• _Task details_
Only the lines from the start of the data through the line with "line width=0.8pt, minimum" belong in the copy. Restate them word for word, minus the pictures.

# Start of Given material

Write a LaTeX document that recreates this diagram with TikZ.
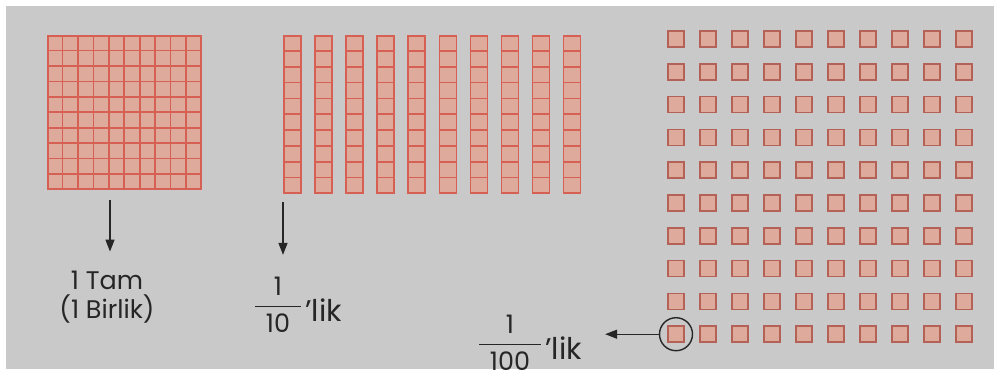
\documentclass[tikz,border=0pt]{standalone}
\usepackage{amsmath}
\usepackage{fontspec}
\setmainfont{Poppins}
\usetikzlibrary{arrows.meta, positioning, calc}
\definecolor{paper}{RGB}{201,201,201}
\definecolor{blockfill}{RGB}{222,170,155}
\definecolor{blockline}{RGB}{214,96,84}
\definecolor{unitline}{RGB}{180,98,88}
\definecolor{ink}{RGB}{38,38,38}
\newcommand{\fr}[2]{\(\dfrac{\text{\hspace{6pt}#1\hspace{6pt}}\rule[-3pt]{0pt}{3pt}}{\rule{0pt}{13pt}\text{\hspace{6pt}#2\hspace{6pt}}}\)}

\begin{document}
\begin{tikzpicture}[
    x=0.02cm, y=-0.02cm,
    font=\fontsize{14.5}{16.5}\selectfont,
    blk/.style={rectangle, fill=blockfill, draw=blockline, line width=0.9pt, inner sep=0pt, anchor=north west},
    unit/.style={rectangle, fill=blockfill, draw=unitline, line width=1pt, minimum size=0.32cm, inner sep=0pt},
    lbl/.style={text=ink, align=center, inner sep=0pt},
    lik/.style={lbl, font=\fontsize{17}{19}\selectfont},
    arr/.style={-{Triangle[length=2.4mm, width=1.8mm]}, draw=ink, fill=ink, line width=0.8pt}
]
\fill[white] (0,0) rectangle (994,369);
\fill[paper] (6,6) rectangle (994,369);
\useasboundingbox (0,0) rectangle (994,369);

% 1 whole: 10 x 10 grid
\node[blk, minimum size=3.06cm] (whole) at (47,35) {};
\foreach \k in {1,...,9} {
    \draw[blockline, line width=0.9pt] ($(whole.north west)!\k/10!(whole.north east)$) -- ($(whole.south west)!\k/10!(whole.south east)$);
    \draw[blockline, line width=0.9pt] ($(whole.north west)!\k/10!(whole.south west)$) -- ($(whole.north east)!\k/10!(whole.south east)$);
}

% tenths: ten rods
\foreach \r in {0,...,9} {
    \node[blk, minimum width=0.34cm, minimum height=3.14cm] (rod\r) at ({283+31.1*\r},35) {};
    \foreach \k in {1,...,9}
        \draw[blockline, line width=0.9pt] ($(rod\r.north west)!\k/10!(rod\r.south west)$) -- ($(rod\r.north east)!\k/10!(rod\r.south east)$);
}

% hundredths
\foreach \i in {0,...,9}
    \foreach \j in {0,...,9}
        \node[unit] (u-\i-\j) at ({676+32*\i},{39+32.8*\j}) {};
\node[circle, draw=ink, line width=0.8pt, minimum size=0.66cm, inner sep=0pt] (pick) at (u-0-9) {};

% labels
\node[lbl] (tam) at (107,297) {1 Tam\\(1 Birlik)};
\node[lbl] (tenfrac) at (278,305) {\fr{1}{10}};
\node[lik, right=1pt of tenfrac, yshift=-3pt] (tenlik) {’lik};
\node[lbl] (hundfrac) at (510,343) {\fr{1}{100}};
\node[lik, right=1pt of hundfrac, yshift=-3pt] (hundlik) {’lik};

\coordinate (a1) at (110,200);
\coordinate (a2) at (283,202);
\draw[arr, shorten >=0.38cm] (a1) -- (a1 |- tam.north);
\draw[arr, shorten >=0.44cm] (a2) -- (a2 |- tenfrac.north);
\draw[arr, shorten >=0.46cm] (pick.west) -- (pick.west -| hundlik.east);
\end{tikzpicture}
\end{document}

# End of Given material

• _Reply to the task_
Write a LaTeX document that recreates this diagram with TikZ.
\documentclass[tikz,border=0pt]{standalone}
\usepackage{amsmath}
\usepackage{fontspec}
\setmainfont{Poppins}
\usetikzlibrary{arrows.meta, positioning, calc}
\definecolor{paper}{RGB}{201,201,201}
\definecolor{blockfill}{RGB}{222,170,155}
\definecolor{blockline}{RGB}{214,96,84}
\definecolor{unitline}{RGB}{180,98,88}
\definecolor{ink}{RGB}{38,38,38}
\newcommand{\fr}[2]{\(\dfrac{\text{\hspace{6pt}#1\hspace{6pt}}\rule[-3pt]{0pt}{3pt}}{\rule{0pt}{13pt}\text{\hspace{6pt}#2\hspace{6pt}}}\)}

\begin{document}
\begin{tikzpicture}[
    x=0.02cm, y=-0.02cm,
    font=\fontsize{14.5}{16.5}\selectfont,
    blk/.style={rectangle, fill=blockfill, draw=blockline, line width=0.9pt, inner sep=0pt, anchor=north west},
    unit/.style={rectangle, fill=blockfill, draw=unitline, line width=1pt, minimum size=0.32cm, inner sep=0pt},
    lbl/.style={text=ink, align=center, inner sep=0pt},
    lik/.style={lbl, font=\fontsize{17}{19}\selectfont},
    arr/.style={-{Triangle[length=2.4mm, width=1.8mm]}, draw=ink, fill=ink, line width=0.8pt}
]
\fill[white] (0,0) rectangle (994,369);
\fill[paper] (6,6) rectangle (994,369);
\useasboundingbox (0,0) rectangle (994,369);

% 1 whole: 10 x 10 grid
\node[blk, minimum size=3.06cm] (whole) at (47,35) {};
\foreach \k in {1,...,9} {
    \draw[blockline, line width=0.9pt] ($(whole.north west)!\k/10!(whole.north east)$) -- ($(whole.south west)!\k/10!(whole.south east)$);
    \draw[blockline, line width=0.9pt] ($(whole.north west)!\k/10!(whole.south west)$) -- ($(whole.north east)!\k/10!(whole.south east)$);
}

% tenths: ten rods
\foreach \r in {0,...,9} {
    \node[blk, minimum width=0.34cm, minimum height=3.14cm] (rod\r) at ({283+31.1*\r},35) {};
    \foreach \k in {1,...,9}
        \draw[blockline, line width=0.9pt] ($(rod\r.north west)!\k/10!(rod\r.south west)$) -- ($(rod\r.north east)!\k/10!(rod\r.south east)$);
}

% hundredths
\foreach \i in {0,...,9}
    \foreach \j in {0,...,9}
        \node[unit] (u-\i-\j) at ({676+32*\i},{39+32.8*\j}) {};
\node[circle, draw=ink, line width=0.8pt, minimum size=0.66cm, inner sep=0pt] (pick) at (u-0-9) {};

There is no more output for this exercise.